▶ Information supplied
[start]

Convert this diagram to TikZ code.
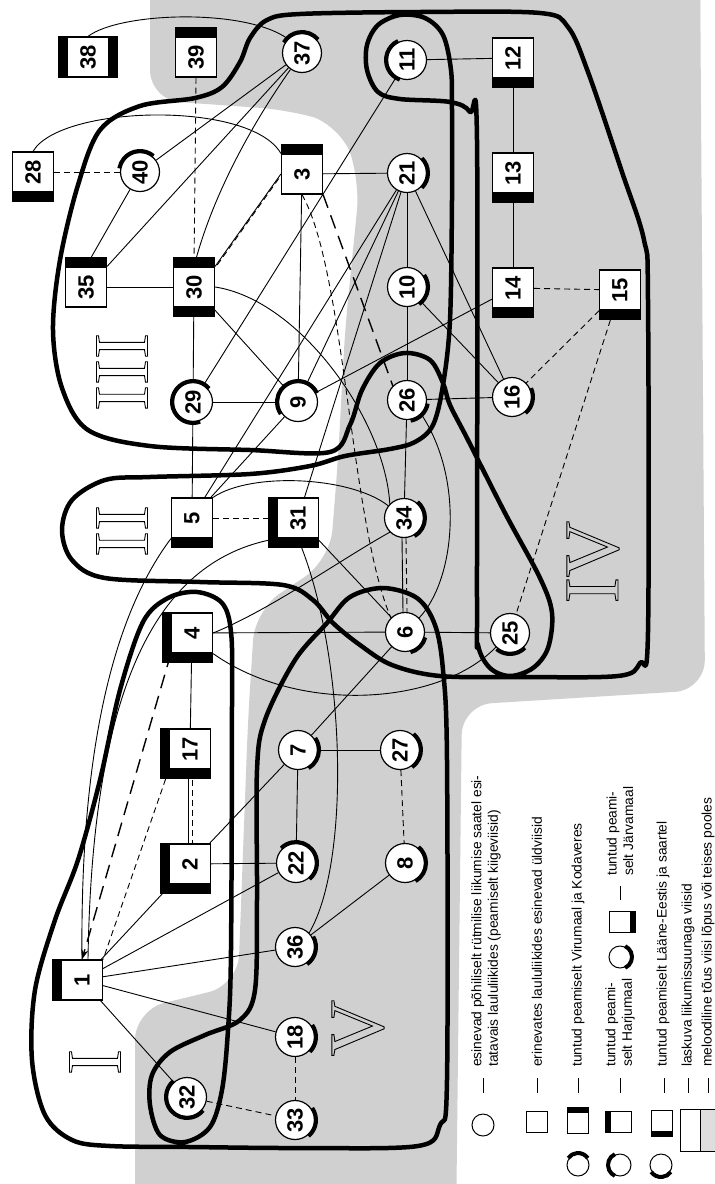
\documentclass[tikz,border=0pt]{standalone}
\usepackage{fontspec}
\setmainfont{Liberation Sans}
\newfontfamily\romanfont{Liberation Serif}
\usepackage{graphicx}
\usetikzlibrary{arrows.meta,calc}

\definecolor{shadegrey}{RGB}{208,208,208}
\definecolor{swatchgrey}{RGB}{222,222,222}

\newcommand\rt[1]{\rotatebox{90}{#1}}
\newcommand\hollow[1]{\special{pdf:literal direct 1 Tr 0.9 w}#1\special{pdf:literal direct 0 Tr}}
% thick arc on a tune circle: [radius]{node}{from}{to}, angles as seen
\newcommand\ringarc[4][21]{%
  \pgfmathsetmacro\arcfrom{-(#3)}\pgfmathsetmacro\arcto{-(#4)}%
  \draw[line width=4pt] ([shift={(\arcfrom:#1)}]#2.center) arc[start angle=\arcfrom, end angle=\arcto, radius=#1];}

\pgfdeclarelayer{shadelayer}
\pgfdeclarelayer{linklayer}
\pgfdeclarelayer{grouplayer}
\pgfsetlayers{shadelayer,linklayer,grouplayer,main}

\tikzset{
  tune/.style={circle, draw, line width=1.2pt, fill=white, minimum size=39pt, inner sep=0pt,
    font=\fontsize{22}{22}\selectfont\bfseries},
  tunebox/.style={rectangle, draw, line width=1.2pt, fill=white, minimum width=41pt, minimum height=40pt,
    inner sep=0pt, font=\fontsize{22}{22}\selectfont\bfseries},
  barT/.style={append after command={\pgfextra{\fill ([yshift=-1pt]\tikzlastnode.north west) rectangle ([yshift=#1]\tikzlastnode.north east);}}},
  barT/.default=9pt,
  barB/.style={append after command={\pgfextra{\fill ([yshift=1pt]\tikzlastnode.south west) rectangle ([yshift=-#1]\tikzlastnode.south east);}}},
  barB/.default=9pt,
  barL/.style={append after command={\pgfextra{\fill ([xshift=1pt]\tikzlastnode.south west) rectangle ([xshift=-#1]\tikzlastnode.north west);}}},
  barL/.default=9pt,
  barR/.style={append after command={\pgfextra{\fill ([xshift=-1pt]\tikzlastnode.south east) rectangle ([xshift=#1]\tikzlastnode.north east);}}},
  barR/.default=9pt,
  barLB/.style={barL=#1, barB=#1, append after command={\pgfextra{\fill ([xshift=-#1]\tikzlastnode.south west) rectangle ([yshift=-#1]\tikzlastnode.south west);}}},
  barLB/.default=9pt,
  link/.style={line width=0.9pt},
  dlink/.style={line width=0.9pt, dash pattern=on 6pt off 4pt},
  ldlink/.style={line width=1.4pt, dash pattern=on 14pt off 8pt},
  group/.style={line width=4.5pt, line join=round},
  roman/.style={inner sep=0pt, font=\romanfont\fontsize{78}{78}\selectfont},
  legtext/.style={rotate=90, anchor=west, align=left, inner sep=0pt, font=\fontsize{13.8}{16.5}\selectfont},
  legmark/.style={line width=1pt}
}

\begin{document}
\begin{tikzpicture}[x=1pt, y=-1pt]
\useasboundingbox (0,0) rectangle (715,1184);

% ---- grey shading (melodic rise) ----
\begin{pgfonlayer}{shadelayer}
\fill[shadegrey, rounded corners=30pt] (150,-40) -- (700,-40) -- (705,690) -- (462,705) -- (456,1230)
  -- (135,1230) -- (135,1010) -- (238,985) -- (248,720) -- (255,610) -- (330,560) -- (338,460)
  -- (345,330) -- (360,180) -- (340,125) -- (290,110) -- (150,100) -- cycle;
\end{pgfonlayer}

% ---- tunes: circles ----
\node[tune] (v37) at (302,53) {\rt{37}};
\node[tune] (v40) at (140,172) {\rt{40}};
\node[tune] (v11) at (407,60) {\rt{11}};
\node[tune] (v21) at (407,173) {\rt{21}};
\node[tune] (v10) at (407,287) {\rt{10}};
\node[tune] (v29) at (193,402) {\rt{29}};
\node[tune] (v9) at (298,402) {\rt{9}};
\node[tune] (v26) at (407,400) {\rt{26}};
\node[tune] (v16) at (512,397) {\rt{16}};
\node[tune] (v34) at (404,518) {\rt{34}};
\node[tune] (v6) at (405,632) {\rt{6}};
\node[tune] (v25) at (510,633) {\rt{25}};
\node[tune] (v7) at (298,750) {\rt{7}};
\node[tune] (v27) at (400,750) {\rt{27}};
\node[tune] (v22) at (296,863) {\rt{22}};
\node[tune] (v8) at (405,863) {\rt{8}};
\node[tune] (v36) at (295,947) {\rt{36}};
\node[tune] (v18) at (295,1037) {\rt{18}};
\node[tune] (v33) at (295,1120) {\rt{33}};
\node[tune] (v32) at (187,1097) {\rt{32}};

% ---- tunes: boxes ----
\node[tunebox, barL, barR] (v38) at (88,57) {\rt{38}};
\node[tunebox, barT] (v39) at (196,57) {\rt{39}};
\node[tunebox, barB] (v28) at (33,172) {\rt{28}};
\node[tunebox, barT] (v3) at (302,174) {\rt{3}};
\node[tunebox, barT] (v35) at (86,287) {\rt{35}};
\node[tunebox, barT, barB] (v30) at (194,287) {\rt{30}};
\node[tunebox, barB] (v12) at (513,58) {\rt{12}};
\node[tunebox, barB] (v13) at (513,173) {\rt{13}};
\node[tunebox, barB] (v14) at (513,288) {\rt{14}};
\node[tunebox, barB] (v15) at (620,290) {\rt{15}};
\node[tunebox, barB] (v5) at (192,518) {\rt{5}};
\node[tunebox, barLB] (v31) at (298,518) {\rt{31}};
\node[tunebox, barLB] (v4) at (192,633) {\rt{4}};
\node[tunebox, barLB] (v17) at (190,749) {\rt{17}};
\node[tunebox, barLB] (v2) at (190,864) {\rt{2}};
\node[tunebox, barL] (v1) at (82,980) {\rt{1}};

% ---- thick arcs on circles ----
\ringarc{v37}{40}{150}
\ringarc{v40}{50}{170}
\ringarc{v11}{115}{250}
\ringarc{v21}{-45}{45}
\ringarc{v10}{-55}{35}
\ringarc{v29}{40}{290}
\ringarc{v9}{25}{215}
\ringarc{v26}{-80}{-10}
\ringarc{v16}{-50}{25}
\ringarc{v34}{-60}{50}
\ringarc{v6}{-75}{-15}
\ringarc{v25}{-130}{-45}
\ringarc{v7}{-60}{35}
\ringarc{v27}{-55}{50}
\ringarc{v22}{-50}{135}
\ringarc{v8}{-60}{50}
\ringarc{v36}{-55}{30}
\ringarc{v18}{-45}{35}
\ringarc{v33}{-50}{35}
\ringarc{v32}{130}{320}

% ---- roman group numbers ----
\node[roman] (rI) at (95,1062) {\rt{\hollow{I}}};
\node[roman] (rII) at (122,531) {\rt{\hollow{II}}};
\node[roman] (rIII) at (122,372) {\rt{\hollow{III}}};
\node[roman] (rIV) at (593,562) {\rt{\hollow{IV}}};
\node[roman] (rV) at (358,1028) {\rt{\hollow{V}}};

% ---- connections ----
\begin{pgfonlayer}{linklayer}
\draw[link] (v38.north) .. controls (120,12) and (245,8) .. (v37.north west);
\draw[dlink] (v39.south) -- (v30.north);
\draw[dlink] (v28.east) -- (v40.west);
\draw[link] (v28.north) .. controls (60,105) and (250,100) .. (v3.north west);
\draw[link] (v40) -- (v37);
\draw[link] (v40) -- (v35.north);
\draw[link] (v35.north east) -- (v37);
\draw[link] (v30.north) .. controls (215,185) and (262,110) .. (v37);
\draw[link] (v11) -- (v29);
\draw[link] (v35) -- (v30);
\draw[link] (v30) -- (v29);
\draw[link] (v30.north east) -- (v3.west);
\draw[dlink, transform canvas={shift={(2.2pt,1.5pt)}}] (v30.north east) -- (v3.west);
\draw[link] (v30) -- (v9);
\draw[link] (v30.east) .. controls (300,300) and (385,420) .. (v34.north west);
\draw[link] (v3) -- (v21);
\draw[link] (v3) -- (v9);
\draw[dlink] (v3.south) .. controls (345,270) and (350,520) .. (v6.north west);
\draw[ldlink] (v3.south east) -- (v26.north west);
\draw[link] (v11) -- (v12);
\draw[link] (v12) -- (v13);
\draw[link] (v13) -- (v14);
\draw[dlink] (v14) -- (v15);
\draw[dlink] (v15) -- (v16);
\draw[dlink] (v15) -- (v25);
\draw[link] (v21) -- (v10);
\draw[link] (v10) -- (v26);
\draw[link] (v21) -- (v16);
\draw[link] (v10) -- (v16);
\draw[link] (v26) -- (v16);
\draw[link] (v21) -- (v9);
\draw[link] (v21) -- (v5);
\draw[link] (v21) -- (v31);
\draw[link] (v14) -- (v9);
\draw[link] (v29) -- (v9);
\draw[link] (v29) -- (v5);
\draw[link] (v9) -- (v5);
\draw[dlink] (v5) -- (v31);
\draw[link] (v5.north east) .. controls (250,472) and (350,476) .. (v34);
\draw[link] (v5.south west) .. controls (110,620) and (80,760) .. (v1.north);
\draw[link] (v31.south west) .. controls (150,560) and (92,700) .. ([xshift=6pt]v1.north);
\draw[ldlink, -{Stealth[length=10pt, width=7pt]}] (v4.south west) -- (v1.north);
\draw[dlink] (v17.south west) -- (v1.north east);
\draw[link] (v1) -- (v2);
\draw[link] (v1) -- (v22);
\draw[link] (v1) -- (v36);
\draw[link] (v1) -- (v18);
\draw[link] (v1) -- (v32);
\draw[link] ([xshift=-2pt]v17.south) -- ([xshift=-2pt]v2.north);
\draw[dlink] ([xshift=2pt]v17.south) -- ([xshift=2pt]v2.north);
\draw[link] (v2) -- (v22);
\draw[link] (v2) -- (v7);
\draw[link] (v4) -- (v17);
\draw[link] (v4) -- (v6);
\draw[link] (v4.south east) .. controls (300,715) and (440,705) .. (v25.south west);
\draw[link] (v4.east) .. controls (270,610) and (340,560) .. (v34.south west);
\draw[link] (v7) -- (v27);
\draw[link] (v7) -- (v22);
\draw[dlink] (v27) -- (v8);
\draw[link] (v8) -- (v36);
\draw[link] (v6) -- (v7);
\draw[link] (v6) -- (v25);
\draw[link] ([xshift=-2pt]v34.south) -- ([xshift=-2pt]v6.north);
\draw[dlink] ([xshift=2pt]v34.south) -- ([xshift=2pt]v6.north);
\draw[link] (v6) -- (v31);
\draw[link] (v31.south) .. controls (345,650) and (352,860) .. (v36.north east);
\draw[link] (v26) -- (v34);
\draw[link] (v26.south east) .. controls (465,480) and (455,580) .. (v6.north east);
\draw[dlink] (v18) -- (v33);
\draw[dlink] (v32) -- (v33);
\end{pgfonlayer}

% ---- group outlines ----
\begin{pgfonlayer}{grouplayer}
\draw[group] plot[smooth cycle, tension=0.55] coordinates {
  (452,110) (452,200) (450,320) (443,385) (433,425) (415,442) (390,449) (345,456) (310,466)
  (250,474) (150,477) (105,480) (72,500) (62,530) (72,560) (105,578) (200,582) (283,585)
  (313,600) (333,623) (360,645) (392,665) (440,676) (520,677) (618,676) (640,663) (648,632)
  (648,300) (644,240) (622,172) (588,72) (568,27) (540,13) (420,12) (300,14) (267,20)
  (250,38) (240,62) (222,87) (195,98) (140,106) (100,130) (78,185) (60,260) (53,330)
  (62,388) (88,430) (150,446) (250,450) (330,452) (350,425) (362,390) (380,363) (405,353)
  (430,360) (443,383) (450,405) (468,440) (505,513) (540,578) (552,613) (548,648) (533,668)
  (510,676) (490,668) (478,645) (477,600) (477,140) (470,112) (450,102) (400,99) (378,92)
  (367,70) (367,45) (378,25) (400,15) (425,18) (443,35) (451,70)};
\draw[group] plot[smooth cycle, tension=0.55] coordinates {
  (327,623) (350,597) (383,588) (417,598) (435,625) (443,670) (447,760) (447,1080) (440,1125)
  (418,1146) (300,1148) (190,1147) (110,1146) (72,1140) (45,1115) (32,1060) (35,990)
  (55,920) (78,860) (100,780) (120,690) (143,622) (168,598) (197,592) (222,603) (231,632)
  (232,700) (231,950) (228,1030) (222,1090) (210,1127) (185,1142) (160,1135) (150,1105)
  (152,1075) (170,1052) (205,1035) (240,1020) (255,990) (257,900) (257,770) (265,720) (295,660)};
\end{pgfonlayer}

% ---- legend ----
\node[tune, minimum size=22pt, line width=1pt] (lgA) at (483,1125) {};
\node[tunebox, minimum width=21pt, minimum height=21pt, line width=1pt] (lgB) at (537,1122) {};
\node[tunebox, minimum width=21pt, minimum height=21pt, line width=1pt, barT=5pt] (lgC) at (578,1123) {};
\node[tune, minimum size=22pt, line width=1pt] (lgD) at (578,1165) {};
\node[tunebox, minimum width=21pt, minimum height=21pt, line width=1pt, barL=5pt] (lgE) at (621,1122) {};
\node[tune, minimum size=22pt, line width=1pt] (lgF) at (620,1165) {};
\node[tune, minimum size=22pt, line width=1pt] (lgG) at (620,957) {};
\node[tunebox, minimum width=21pt, minimum height=21pt, line width=1pt, barR=5pt] (lgH) at (620,922) {};
\node[tunebox, minimum width=21pt, minimum height=21pt, line width=1pt, barB=5pt] (lgI) at (662,1121) {};
\node[tune, minimum size=22pt, line width=1pt] (lgJ) at (661,1165) {};
\ringarc[12]{lgD}{35}{145}
\ringarc[12]{lgF}{115}{245}
\ringarc[12]{lgG}{-65}{65}
\ringarc[12]{lgJ}{215}{325}
\node[draw, line width=0.8pt, minimum width=20pt, minimum height=42pt, inner sep=0pt] (lgK) at (690,1130) {};
\node[draw, line width=0.8pt, fill=swatchgrey, minimum width=16pt, minimum height=42pt, inner sep=0pt] (lgL) at (708,1130) {};

\draw[legmark] (483,1078) -- (483,1093);
\draw[legmark] (537,1078) -- (537,1093);
\draw[legmark] (578,1078) -- (578,1093);
\draw[legmark] (620,1078) -- (620,1093);
\draw[legmark] (620,886) -- (620,900);
\draw[legmark] (664,1078) -- (664,1093);
\draw[legmark] (688,1078) -- (688,1093);
\draw[legmark] (708,1078) -- (708,1093);

\node[legtext] (txA) at (486,1067) {esinevad põhiliselt rütmilise liikumise saatel esi-\\tatavais laululiikides (peamiselt kiigeviisid)};
\node[legtext] (txB) at (537,1067) {erinevates laululiikides esinevad üldviisid};
\node[legtext] (txC) at (578,1067) {tuntud peamiselt Virumaal ja Kodaveres};
\node[legtext] (txD) at (620,1067) {tuntud peami-\\selt Harjumaal};
\node[legtext] (txE) at (620,876) {tuntud peami-\\selt Järvamaal};
\node[legtext] (txF) at (663,1067) {tuntud peamiselt Lääne-Eestis ja saartel};
\node[legtext] (txG) at (688,1067) {laskuva liikumissuunaga viisid};
\node[legtext] (txH) at (708,1067) {meloodiline tõus viisi lõpus või teises pooles};

\end{tikzpicture}
\end{document}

[end]

Please take the lines from the beginning of the data above through the line holding "arc[start angle=\arcfrom, end" and transcribe them exactly, without any pictures.

Convert this diagram to TikZ code.
\documentclass[tikz,border=0pt]{standalone}
\usepackage{fontspec}
\setmainfont{Liberation Sans}
\newfontfamily\romanfont{Liberation Serif}
\usepackage{graphicx}
\usetikzlibrary{arrows.meta,calc}

\definecolor{shadegrey}{RGB}{208,208,208}
\definecolor{swatchgrey}{RGB}{222,222,222}

\newcommand\rt[1]{\rotatebox{90}{#1}}
\newcommand\hollow[1]{\special{pdf:literal direct 1 Tr 0.9 w}#1\special{pdf:literal direct 0 Tr}}
% thick arc on a tune circle: [radius]{node}{from}{to}, angles as seen
\newcommand\ringarc[4][21]{%
  \pgfmathsetmacro\arcfrom{-(#3)}\pgfmathsetmacro\arcto{-(#4)}%
  \draw[line width=4pt] ([shift={(\arcfrom:#1)}]#2.center) arc[start angle=\arcfrom, end angle=\arcto, radius=#1];}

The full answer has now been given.